A tendência do primeiro-damismo

A primeira expressão da assistência social no Brasil deu-se em 1942 por meio da Legião Brasileira de Assistência (LBA), presidida por Darcy Vargas, esposa de Getúlio Vargas. O estatuto do órgão atribuía sucessivamente sua presidência às primeiras-damas em exercício, e inaugurou uma tendência que até hoje está imbricada em nosso país: a vinculação histórica entre o papel “cuidador” da mulher, construído pela sociedade patriarcal, e a prática da caridade. Por isso, muitas vezes, em nossa história, as esposas de políticos assumem o cargo máximo nos órgãos voltados às causas sociais.

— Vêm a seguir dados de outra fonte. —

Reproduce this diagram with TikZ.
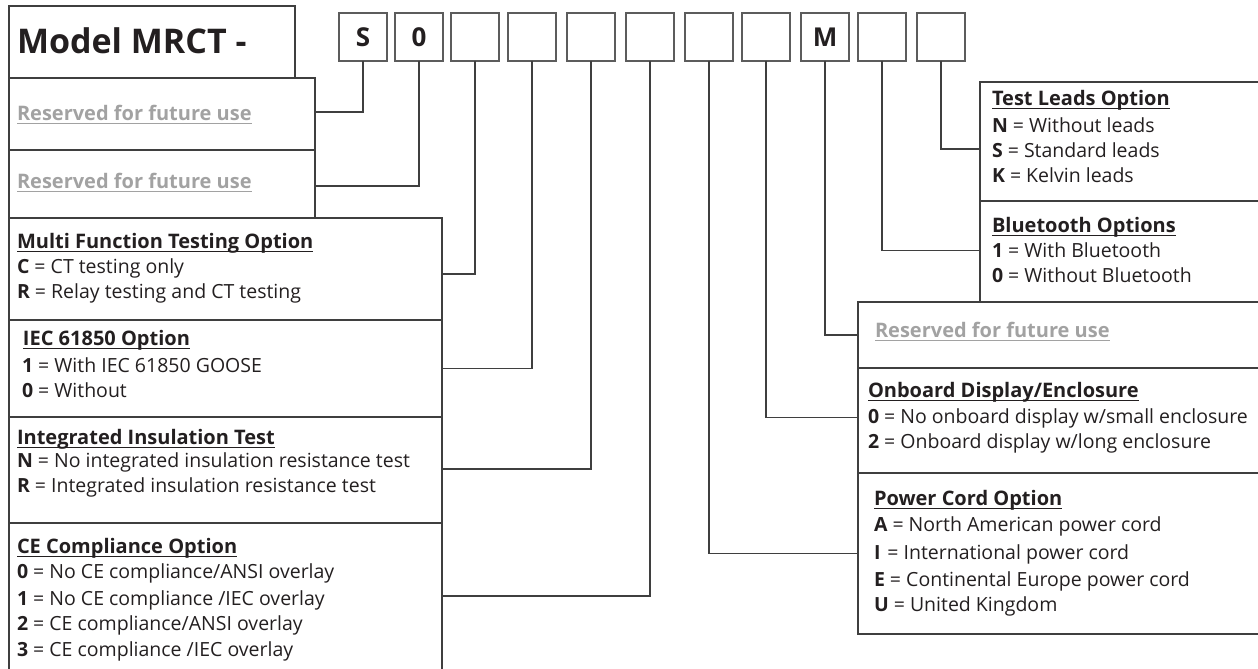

Em Curitiba, as duas últimas gestões de prefeitos confirmam a tendência, com Fernanda Richa e Márcia Fruet como últimas presidentes da Fundação de Ação Social (FAS). Para muitos especialistas, a opção por uma imagem pública carismática em vez de um profissional (seja homem ou mulher) apto a ocupar o cargo compromete a oferta qualificada de serviços e nos afasta de um sistema transformador das desigualdades, que vá além do assistencialismo ou filantropia. “Nessa relação, temos o passado e o presente convivendo de forma conflituosa e antagônica, denunciando que a assistência social, como política que pretende garantir direitos, encontra no primeiro-damismo uma limitação”, explica a mestre em Serviço Social pela Universidade Federal de Pernambuco, Sheyla Alves Barros.

É como se a única alternativa possível para a mulher libertar-se da vida familiar e ocupar o espaço público fosse por meio de uma atuação política que funcionasse como uma extensão de suas tarefas domésticas, atenuando os conflitos sociais — sobretudo os conflitos de classe. Mesmo assim, reconhece-se esses primeiros passos como importantes para o despertar crítico da mulher nas instâncias políticas.